■ **THE PROBLEM**: Write out again, word for word, the lines below from the line that holds "Emit a LaTeX" through the line that holds "(7,4) rectangle (1120,660);", omitting pictures.
--- START STORED DATA ---
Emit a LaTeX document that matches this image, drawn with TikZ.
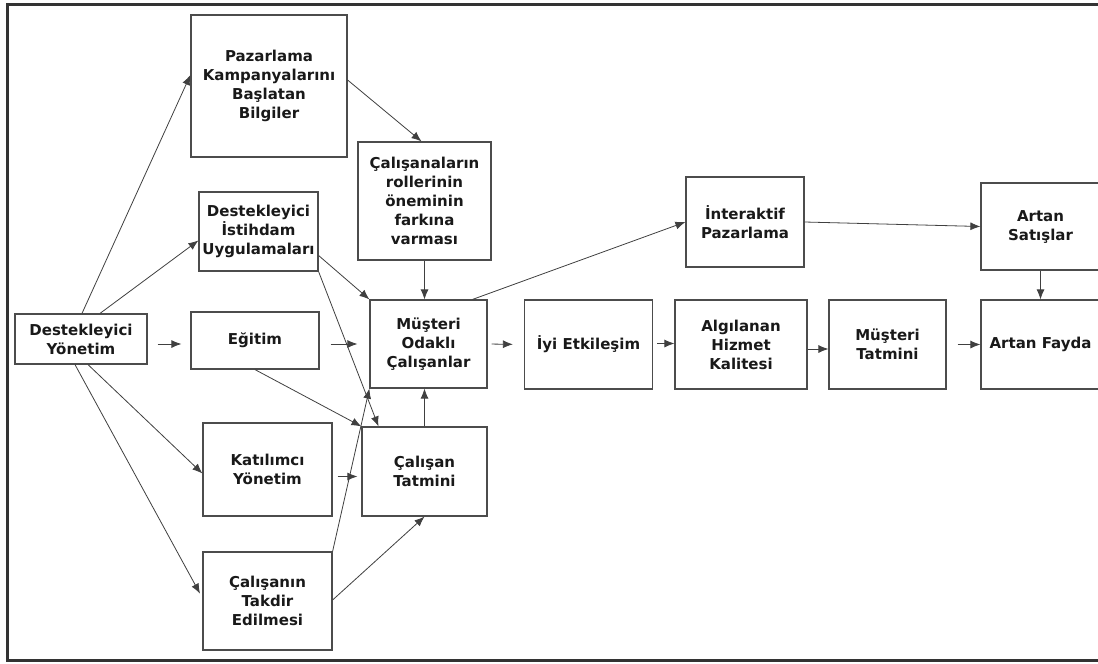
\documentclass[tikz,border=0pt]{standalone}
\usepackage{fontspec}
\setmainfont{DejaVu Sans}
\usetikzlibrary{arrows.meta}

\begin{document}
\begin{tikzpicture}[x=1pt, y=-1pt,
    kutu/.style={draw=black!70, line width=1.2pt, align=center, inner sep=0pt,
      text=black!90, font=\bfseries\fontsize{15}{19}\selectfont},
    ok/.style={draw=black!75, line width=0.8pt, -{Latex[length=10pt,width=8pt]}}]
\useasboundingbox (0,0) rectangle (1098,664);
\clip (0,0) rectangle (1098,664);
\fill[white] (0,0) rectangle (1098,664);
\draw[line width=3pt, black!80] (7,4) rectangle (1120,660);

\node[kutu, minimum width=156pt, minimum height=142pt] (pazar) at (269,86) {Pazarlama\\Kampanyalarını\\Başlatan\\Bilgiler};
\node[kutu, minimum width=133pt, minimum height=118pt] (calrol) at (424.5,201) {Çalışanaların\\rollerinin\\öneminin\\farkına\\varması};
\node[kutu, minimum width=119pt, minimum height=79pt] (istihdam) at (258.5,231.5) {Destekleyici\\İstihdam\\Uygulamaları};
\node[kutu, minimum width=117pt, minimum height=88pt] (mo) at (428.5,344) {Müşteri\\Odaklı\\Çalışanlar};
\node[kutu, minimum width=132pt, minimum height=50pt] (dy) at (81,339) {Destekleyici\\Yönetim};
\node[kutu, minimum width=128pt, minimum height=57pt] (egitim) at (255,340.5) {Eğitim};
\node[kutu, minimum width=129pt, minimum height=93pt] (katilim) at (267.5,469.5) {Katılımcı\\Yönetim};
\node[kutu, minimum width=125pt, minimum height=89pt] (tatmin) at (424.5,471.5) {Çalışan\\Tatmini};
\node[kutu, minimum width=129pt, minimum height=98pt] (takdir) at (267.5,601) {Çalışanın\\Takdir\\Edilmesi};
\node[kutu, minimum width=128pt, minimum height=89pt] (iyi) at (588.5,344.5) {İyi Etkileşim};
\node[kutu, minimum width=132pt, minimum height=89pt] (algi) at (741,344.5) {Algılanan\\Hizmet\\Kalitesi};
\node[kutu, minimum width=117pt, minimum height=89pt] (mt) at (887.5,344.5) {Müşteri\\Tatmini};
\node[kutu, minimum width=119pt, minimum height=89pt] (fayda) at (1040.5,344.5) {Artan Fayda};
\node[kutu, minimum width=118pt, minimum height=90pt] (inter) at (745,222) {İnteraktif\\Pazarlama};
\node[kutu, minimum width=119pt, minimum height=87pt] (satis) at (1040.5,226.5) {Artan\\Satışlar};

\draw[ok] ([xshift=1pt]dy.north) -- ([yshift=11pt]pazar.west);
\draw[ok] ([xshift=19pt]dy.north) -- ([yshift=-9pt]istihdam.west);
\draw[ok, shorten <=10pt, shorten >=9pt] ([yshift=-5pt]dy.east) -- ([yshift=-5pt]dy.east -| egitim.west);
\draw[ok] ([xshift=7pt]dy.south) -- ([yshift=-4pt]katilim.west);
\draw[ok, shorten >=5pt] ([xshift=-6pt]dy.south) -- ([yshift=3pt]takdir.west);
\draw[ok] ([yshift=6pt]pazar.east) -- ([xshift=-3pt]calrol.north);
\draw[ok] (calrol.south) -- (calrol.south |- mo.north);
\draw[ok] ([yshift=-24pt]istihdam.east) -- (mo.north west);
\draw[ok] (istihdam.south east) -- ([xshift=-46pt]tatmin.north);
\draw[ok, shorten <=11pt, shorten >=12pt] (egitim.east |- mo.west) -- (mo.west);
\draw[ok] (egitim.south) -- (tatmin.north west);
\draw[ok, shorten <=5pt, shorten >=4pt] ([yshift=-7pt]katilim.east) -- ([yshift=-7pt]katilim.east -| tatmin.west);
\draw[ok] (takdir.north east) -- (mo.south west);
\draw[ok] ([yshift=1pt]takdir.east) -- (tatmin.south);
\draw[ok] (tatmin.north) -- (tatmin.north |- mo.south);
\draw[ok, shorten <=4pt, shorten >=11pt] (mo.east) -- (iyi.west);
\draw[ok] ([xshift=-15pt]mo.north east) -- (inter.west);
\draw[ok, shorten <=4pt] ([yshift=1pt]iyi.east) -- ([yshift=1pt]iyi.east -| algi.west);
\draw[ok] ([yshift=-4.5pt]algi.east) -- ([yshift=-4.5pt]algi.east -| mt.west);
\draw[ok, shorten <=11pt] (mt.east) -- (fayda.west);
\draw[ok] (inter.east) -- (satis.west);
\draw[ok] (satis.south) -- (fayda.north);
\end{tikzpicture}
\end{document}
--- END STORED DATA ---
--- START STORED DATA ---
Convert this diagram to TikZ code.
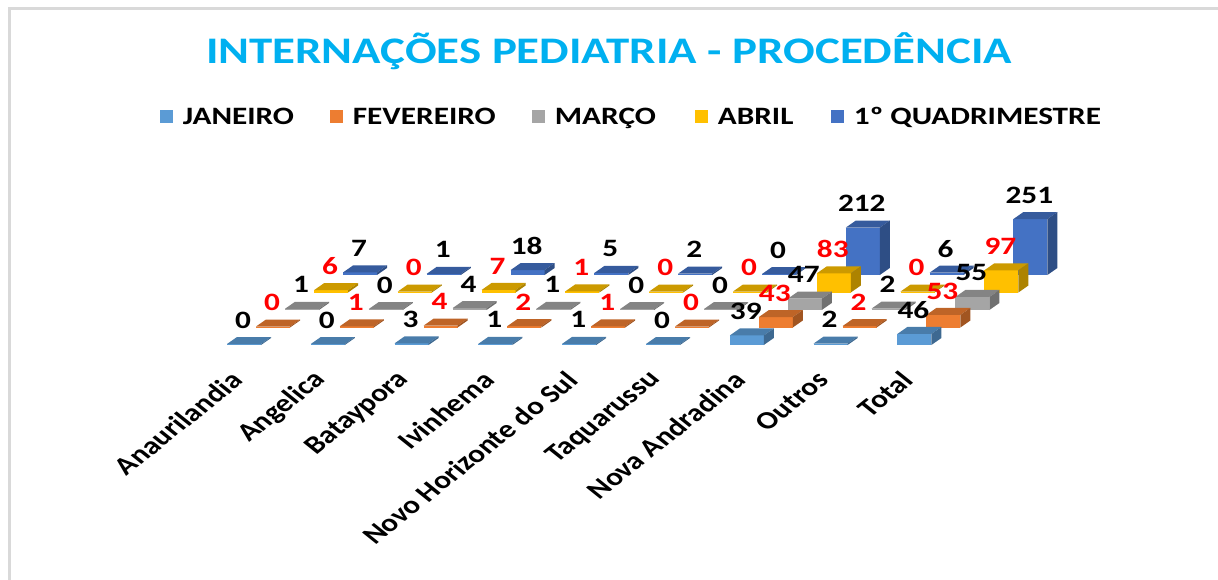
--- END STORED DATA ---
■ **WORKED ANSWER**:
Emit a LaTeX document that matches this image, drawn with TikZ.
\documentclass[tikz,border=0pt]{standalone}
\usepackage{fontspec}
\setmainfont{DejaVu Sans}
\usetikzlibrary{arrows.meta}

\begin{document}
\begin{tikzpicture}[x=1pt, y=-1pt,
    kutu/.style={draw=black!70, line width=1.2pt, align=center, inner sep=0pt,
      text=black!90, font=\bfseries\fontsize{15}{19}\selectfont},
    ok/.style={draw=black!75, line width=0.8pt, -{Latex[length=10pt,width=8pt]}}]
\useasboundingbox (0,0) rectangle (1098,664);
\clip (0,0) rectangle (1098,664);
\fill[white] (0,0) rectangle (1098,664);
\draw[line width=3pt, black!80] (7,4) rectangle (1120,660);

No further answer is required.